**Challenge**. Write out exactly, please, every line from the beginning of the entries to the line holding "fig = plt.figure(figsize=(W", and no pictures.
* * * * *
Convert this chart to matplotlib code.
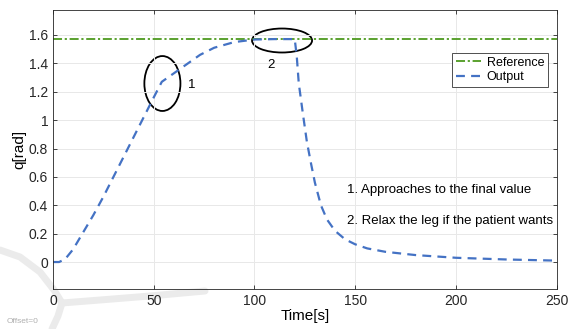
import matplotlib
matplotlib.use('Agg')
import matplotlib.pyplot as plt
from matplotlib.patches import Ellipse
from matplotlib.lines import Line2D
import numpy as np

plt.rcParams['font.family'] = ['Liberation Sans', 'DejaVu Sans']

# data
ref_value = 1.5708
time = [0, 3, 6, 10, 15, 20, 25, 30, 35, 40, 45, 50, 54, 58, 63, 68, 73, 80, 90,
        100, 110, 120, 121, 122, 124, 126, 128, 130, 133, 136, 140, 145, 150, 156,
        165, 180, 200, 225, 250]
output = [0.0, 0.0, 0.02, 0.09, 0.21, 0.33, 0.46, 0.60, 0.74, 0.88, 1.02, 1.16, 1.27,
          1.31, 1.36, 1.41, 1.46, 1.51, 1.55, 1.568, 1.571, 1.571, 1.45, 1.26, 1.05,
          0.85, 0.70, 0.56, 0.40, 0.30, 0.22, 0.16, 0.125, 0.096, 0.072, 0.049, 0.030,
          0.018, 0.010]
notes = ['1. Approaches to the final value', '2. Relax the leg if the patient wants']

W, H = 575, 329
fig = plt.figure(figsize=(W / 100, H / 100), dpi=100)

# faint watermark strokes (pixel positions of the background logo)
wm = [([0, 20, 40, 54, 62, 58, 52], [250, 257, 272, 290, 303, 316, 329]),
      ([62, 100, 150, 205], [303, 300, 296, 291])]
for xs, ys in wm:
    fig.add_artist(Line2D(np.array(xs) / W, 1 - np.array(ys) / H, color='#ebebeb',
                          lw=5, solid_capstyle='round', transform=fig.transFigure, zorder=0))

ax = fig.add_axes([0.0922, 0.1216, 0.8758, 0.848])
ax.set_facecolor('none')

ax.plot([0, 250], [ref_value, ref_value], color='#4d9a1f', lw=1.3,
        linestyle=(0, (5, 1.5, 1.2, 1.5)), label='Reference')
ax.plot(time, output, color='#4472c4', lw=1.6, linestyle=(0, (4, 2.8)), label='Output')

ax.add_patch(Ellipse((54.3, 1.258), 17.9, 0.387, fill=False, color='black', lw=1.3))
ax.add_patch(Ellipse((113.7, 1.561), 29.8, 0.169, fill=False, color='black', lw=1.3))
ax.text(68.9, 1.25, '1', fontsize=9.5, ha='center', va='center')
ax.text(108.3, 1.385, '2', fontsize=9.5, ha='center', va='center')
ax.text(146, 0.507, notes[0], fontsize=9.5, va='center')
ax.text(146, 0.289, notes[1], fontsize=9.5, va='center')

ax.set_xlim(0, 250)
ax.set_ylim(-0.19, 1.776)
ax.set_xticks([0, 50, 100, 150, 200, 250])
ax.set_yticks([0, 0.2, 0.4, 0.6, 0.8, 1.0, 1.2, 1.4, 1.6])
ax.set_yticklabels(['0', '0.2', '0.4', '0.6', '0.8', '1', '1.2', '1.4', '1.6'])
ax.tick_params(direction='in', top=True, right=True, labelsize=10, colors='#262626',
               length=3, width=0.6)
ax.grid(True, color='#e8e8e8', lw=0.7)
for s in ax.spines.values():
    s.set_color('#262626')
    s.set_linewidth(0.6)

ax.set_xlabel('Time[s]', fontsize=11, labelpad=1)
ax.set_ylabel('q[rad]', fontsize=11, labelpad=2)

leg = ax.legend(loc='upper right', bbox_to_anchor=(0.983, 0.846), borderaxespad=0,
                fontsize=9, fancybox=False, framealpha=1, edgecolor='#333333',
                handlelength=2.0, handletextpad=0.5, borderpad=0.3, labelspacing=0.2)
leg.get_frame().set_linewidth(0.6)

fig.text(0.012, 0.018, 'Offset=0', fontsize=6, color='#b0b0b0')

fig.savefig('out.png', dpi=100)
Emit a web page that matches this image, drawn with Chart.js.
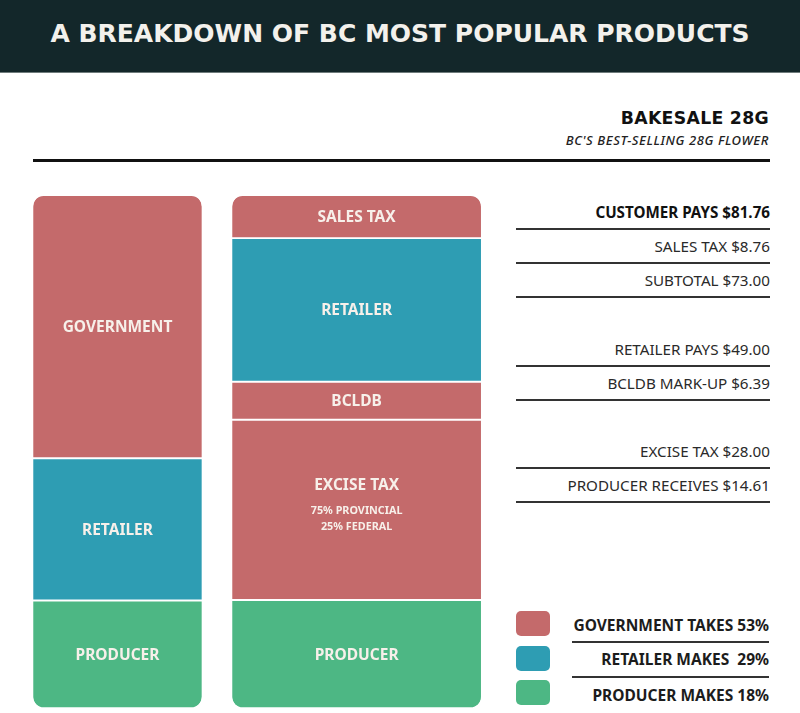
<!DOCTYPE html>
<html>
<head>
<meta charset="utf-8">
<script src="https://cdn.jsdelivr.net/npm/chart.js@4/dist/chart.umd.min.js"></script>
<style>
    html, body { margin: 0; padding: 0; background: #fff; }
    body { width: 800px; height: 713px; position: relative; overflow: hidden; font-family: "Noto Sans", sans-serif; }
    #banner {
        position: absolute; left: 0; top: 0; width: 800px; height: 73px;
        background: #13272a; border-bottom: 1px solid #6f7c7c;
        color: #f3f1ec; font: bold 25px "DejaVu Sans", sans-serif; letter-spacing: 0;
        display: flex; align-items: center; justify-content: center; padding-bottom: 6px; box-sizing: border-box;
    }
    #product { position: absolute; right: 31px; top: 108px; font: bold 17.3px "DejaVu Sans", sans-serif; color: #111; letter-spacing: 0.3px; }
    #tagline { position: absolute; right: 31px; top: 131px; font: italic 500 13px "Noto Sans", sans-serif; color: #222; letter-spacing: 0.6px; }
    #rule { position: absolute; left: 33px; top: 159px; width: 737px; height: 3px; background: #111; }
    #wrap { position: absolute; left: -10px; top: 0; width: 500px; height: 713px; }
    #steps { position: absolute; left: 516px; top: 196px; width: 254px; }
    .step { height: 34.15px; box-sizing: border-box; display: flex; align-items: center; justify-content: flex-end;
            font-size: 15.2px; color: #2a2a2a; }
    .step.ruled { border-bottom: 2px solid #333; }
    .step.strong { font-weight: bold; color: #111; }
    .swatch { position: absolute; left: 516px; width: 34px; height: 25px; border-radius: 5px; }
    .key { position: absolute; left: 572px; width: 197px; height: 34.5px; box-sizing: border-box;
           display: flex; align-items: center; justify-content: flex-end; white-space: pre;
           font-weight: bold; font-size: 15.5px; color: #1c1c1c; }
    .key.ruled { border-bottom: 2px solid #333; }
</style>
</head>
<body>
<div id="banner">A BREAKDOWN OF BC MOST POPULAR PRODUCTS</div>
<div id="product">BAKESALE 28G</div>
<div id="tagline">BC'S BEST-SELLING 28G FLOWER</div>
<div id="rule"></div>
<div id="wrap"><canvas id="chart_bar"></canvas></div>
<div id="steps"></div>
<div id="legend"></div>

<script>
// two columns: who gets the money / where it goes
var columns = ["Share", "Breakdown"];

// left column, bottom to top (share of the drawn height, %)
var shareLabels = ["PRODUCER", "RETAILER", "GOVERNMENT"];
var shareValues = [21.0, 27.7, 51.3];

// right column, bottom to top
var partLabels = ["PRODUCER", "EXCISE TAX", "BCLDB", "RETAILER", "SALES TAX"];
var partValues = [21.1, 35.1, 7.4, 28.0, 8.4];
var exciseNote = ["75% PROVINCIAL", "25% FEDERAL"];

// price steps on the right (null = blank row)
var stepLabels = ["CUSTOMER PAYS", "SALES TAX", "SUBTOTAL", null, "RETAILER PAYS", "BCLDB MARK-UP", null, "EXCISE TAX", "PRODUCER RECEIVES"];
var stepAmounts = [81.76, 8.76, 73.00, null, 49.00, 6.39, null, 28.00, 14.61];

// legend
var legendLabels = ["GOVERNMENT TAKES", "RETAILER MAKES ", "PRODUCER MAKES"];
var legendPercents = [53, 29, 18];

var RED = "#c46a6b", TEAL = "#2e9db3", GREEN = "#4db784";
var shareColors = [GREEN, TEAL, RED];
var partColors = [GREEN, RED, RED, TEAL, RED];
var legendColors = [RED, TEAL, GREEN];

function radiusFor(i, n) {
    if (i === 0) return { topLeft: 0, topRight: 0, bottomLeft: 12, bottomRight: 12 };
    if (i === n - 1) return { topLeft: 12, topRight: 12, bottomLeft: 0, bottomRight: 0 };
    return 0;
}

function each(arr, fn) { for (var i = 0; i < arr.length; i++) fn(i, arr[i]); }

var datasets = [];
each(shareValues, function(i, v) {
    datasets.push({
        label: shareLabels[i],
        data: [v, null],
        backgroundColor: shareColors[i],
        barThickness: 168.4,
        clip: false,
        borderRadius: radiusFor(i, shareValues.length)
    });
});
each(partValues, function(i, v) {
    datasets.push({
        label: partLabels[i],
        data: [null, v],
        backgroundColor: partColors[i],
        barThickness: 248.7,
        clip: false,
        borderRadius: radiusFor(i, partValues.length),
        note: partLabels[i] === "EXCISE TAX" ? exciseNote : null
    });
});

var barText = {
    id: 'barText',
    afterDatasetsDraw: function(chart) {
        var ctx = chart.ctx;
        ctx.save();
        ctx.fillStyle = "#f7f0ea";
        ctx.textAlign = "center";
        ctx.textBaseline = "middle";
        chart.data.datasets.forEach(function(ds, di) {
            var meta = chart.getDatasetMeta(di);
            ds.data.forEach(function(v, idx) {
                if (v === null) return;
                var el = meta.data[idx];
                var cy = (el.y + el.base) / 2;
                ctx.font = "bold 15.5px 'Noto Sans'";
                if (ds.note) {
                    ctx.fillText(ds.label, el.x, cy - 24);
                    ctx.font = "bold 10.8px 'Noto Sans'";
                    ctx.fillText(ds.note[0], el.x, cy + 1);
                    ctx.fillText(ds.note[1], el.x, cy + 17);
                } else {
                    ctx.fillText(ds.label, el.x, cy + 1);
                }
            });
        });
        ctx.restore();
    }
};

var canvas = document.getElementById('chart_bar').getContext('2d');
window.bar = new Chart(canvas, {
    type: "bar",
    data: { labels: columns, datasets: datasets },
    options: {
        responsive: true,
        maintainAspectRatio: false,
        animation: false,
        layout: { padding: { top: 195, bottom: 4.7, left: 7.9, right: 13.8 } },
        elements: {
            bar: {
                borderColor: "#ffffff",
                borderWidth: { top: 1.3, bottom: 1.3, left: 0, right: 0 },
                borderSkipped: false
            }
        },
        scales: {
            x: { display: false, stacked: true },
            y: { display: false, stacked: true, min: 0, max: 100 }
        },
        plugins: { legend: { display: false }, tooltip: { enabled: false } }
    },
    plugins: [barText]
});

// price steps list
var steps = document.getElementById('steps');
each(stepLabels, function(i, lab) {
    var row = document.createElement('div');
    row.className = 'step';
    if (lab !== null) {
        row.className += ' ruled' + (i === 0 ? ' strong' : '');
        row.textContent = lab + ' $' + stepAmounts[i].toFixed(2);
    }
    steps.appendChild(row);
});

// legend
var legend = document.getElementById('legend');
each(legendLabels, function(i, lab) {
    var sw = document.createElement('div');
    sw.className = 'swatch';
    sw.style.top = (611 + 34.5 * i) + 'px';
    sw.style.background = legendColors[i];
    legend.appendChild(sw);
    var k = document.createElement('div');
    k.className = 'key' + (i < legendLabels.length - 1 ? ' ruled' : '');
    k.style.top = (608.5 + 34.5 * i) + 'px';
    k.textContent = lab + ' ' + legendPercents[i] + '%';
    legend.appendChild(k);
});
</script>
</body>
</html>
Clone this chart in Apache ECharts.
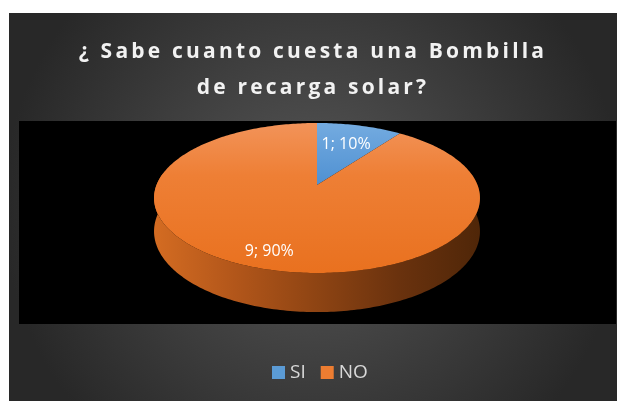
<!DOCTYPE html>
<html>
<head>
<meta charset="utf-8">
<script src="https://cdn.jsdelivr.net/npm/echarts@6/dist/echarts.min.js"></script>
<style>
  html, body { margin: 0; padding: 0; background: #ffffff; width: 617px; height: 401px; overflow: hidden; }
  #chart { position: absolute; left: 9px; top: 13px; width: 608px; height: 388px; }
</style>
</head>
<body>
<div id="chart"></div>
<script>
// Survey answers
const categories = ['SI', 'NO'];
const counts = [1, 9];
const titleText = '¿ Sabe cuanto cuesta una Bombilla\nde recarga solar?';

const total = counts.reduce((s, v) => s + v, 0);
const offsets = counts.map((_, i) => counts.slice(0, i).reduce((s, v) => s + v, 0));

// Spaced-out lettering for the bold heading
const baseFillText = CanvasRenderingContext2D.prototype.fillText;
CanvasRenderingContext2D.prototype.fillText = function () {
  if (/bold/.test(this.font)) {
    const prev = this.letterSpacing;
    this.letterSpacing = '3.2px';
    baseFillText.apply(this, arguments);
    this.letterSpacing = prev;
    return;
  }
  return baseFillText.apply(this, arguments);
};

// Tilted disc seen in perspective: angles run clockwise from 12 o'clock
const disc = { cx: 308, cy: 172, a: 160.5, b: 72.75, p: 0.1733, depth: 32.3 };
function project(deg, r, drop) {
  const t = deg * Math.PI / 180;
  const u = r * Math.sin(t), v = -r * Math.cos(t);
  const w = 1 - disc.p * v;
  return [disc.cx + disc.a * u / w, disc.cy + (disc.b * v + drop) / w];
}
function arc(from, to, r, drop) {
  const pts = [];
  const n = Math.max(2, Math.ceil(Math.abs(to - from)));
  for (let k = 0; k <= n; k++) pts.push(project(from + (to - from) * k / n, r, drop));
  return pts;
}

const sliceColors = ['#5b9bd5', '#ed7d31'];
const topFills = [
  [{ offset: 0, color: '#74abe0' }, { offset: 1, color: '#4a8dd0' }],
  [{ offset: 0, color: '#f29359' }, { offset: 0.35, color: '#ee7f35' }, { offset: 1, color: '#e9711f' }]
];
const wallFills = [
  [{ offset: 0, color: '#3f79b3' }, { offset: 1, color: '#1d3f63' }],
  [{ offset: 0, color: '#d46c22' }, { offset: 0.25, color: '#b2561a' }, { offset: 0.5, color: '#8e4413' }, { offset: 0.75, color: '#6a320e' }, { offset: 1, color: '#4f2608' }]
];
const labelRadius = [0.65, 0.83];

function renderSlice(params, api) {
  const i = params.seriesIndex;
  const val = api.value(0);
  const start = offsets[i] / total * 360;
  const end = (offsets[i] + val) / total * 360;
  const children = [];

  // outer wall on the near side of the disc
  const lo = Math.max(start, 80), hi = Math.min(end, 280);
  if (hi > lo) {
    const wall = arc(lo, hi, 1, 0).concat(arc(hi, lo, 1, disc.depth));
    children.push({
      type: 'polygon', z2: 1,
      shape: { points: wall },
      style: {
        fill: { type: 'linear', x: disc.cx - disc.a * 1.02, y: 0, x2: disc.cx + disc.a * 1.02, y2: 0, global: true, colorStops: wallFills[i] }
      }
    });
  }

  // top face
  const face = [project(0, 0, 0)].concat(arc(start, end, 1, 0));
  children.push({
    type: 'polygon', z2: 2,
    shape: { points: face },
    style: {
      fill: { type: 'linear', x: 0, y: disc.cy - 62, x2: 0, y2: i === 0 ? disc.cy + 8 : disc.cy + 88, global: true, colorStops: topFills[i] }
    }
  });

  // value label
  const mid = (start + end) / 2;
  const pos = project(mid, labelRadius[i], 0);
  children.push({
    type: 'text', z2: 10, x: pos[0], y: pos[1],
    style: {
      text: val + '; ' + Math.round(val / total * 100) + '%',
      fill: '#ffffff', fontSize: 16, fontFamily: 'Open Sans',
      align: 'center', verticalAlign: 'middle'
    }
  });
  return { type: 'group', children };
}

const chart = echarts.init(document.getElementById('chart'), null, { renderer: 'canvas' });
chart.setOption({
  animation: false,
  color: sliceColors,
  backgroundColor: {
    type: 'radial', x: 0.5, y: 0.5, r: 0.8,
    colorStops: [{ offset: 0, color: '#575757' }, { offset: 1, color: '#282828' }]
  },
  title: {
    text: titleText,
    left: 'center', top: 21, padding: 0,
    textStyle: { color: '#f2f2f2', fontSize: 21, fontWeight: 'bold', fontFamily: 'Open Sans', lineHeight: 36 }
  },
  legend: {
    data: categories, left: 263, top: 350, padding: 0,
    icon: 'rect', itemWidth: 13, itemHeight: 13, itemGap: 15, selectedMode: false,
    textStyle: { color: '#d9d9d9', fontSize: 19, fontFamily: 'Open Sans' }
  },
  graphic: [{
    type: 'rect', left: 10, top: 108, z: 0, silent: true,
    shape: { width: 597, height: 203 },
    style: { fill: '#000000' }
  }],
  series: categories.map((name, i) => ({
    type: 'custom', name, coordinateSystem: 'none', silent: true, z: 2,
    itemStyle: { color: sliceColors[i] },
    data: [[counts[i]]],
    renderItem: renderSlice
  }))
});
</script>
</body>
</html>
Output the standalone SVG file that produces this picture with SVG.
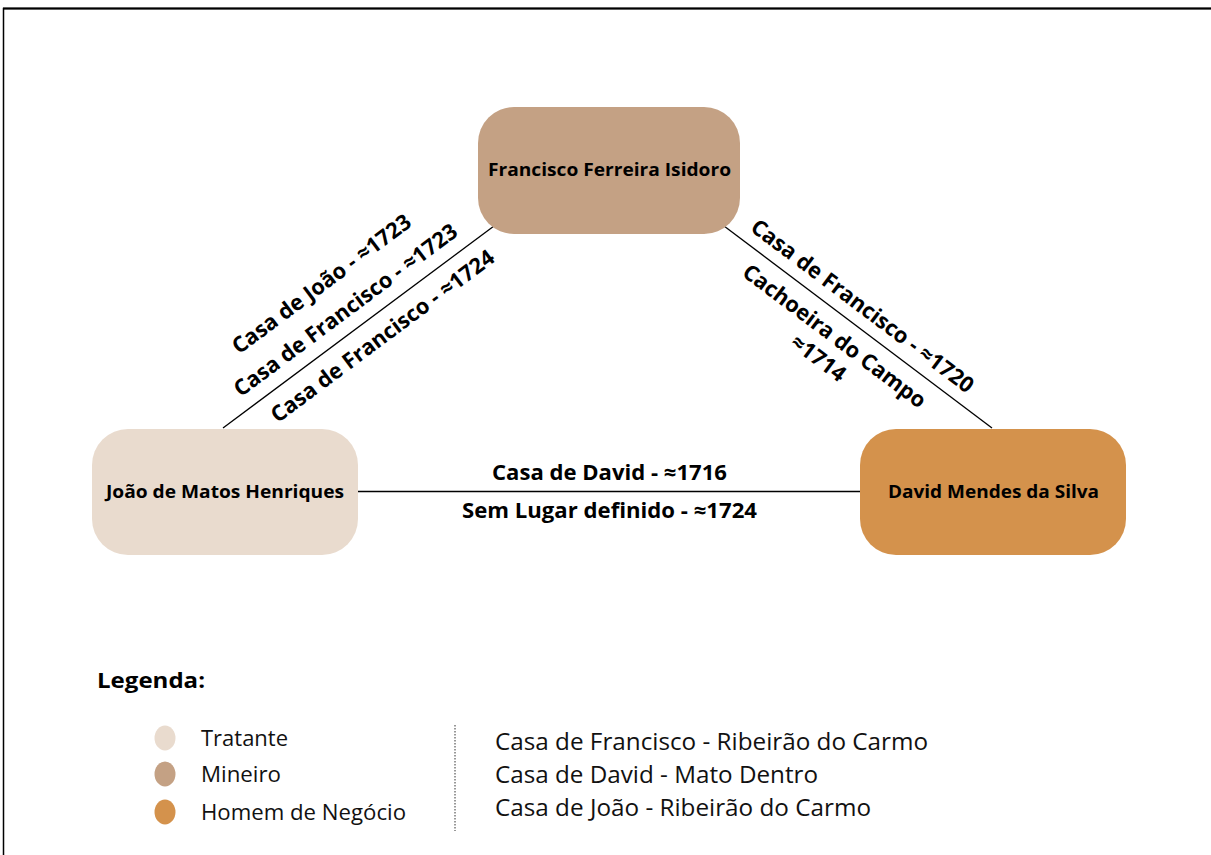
* * * * *
**Reply**.
Convert this chart to matplotlib code.
import matplotlib
matplotlib.use('Agg')
import matplotlib.pyplot as plt
from matplotlib.patches import Ellipse
from matplotlib.lines import Line2D
import numpy as np

plt.rcParams['font.family'] = ['Liberation Sans', 'DejaVu Sans']

# data
ref_value = 1.5708
time = [0, 3, 6, 10, 15, 20, 25, 30, 35, 40, 45, 50, 54, 58, 63, 68, 73, 80, 90,
        100, 110, 120, 121, 122, 124, 126, 128, 130, 133, 136, 140, 145, 150, 156,
        165, 180, 200, 225, 250]
output = [0.0, 0.0, 0.02, 0.09, 0.21, 0.33, 0.46, 0.60, 0.74, 0.88, 1.02, 1.16, 1.27,
          1.31, 1.36, 1.41, 1.46, 1.51, 1.55, 1.568, 1.571, 1.571, 1.45, 1.26, 1.05,
          0.85, 0.70, 0.56, 0.40, 0.30, 0.22, 0.16, 0.125, 0.096, 0.072, 0.049, 0.030,
          0.018, 0.010]
notes = ['1. Approaches to the final value', '2. Relax the leg if the patient wants']

W, H = 575, 329
fig = plt.figure(figsize=(W / 100, H / 100), dpi=100)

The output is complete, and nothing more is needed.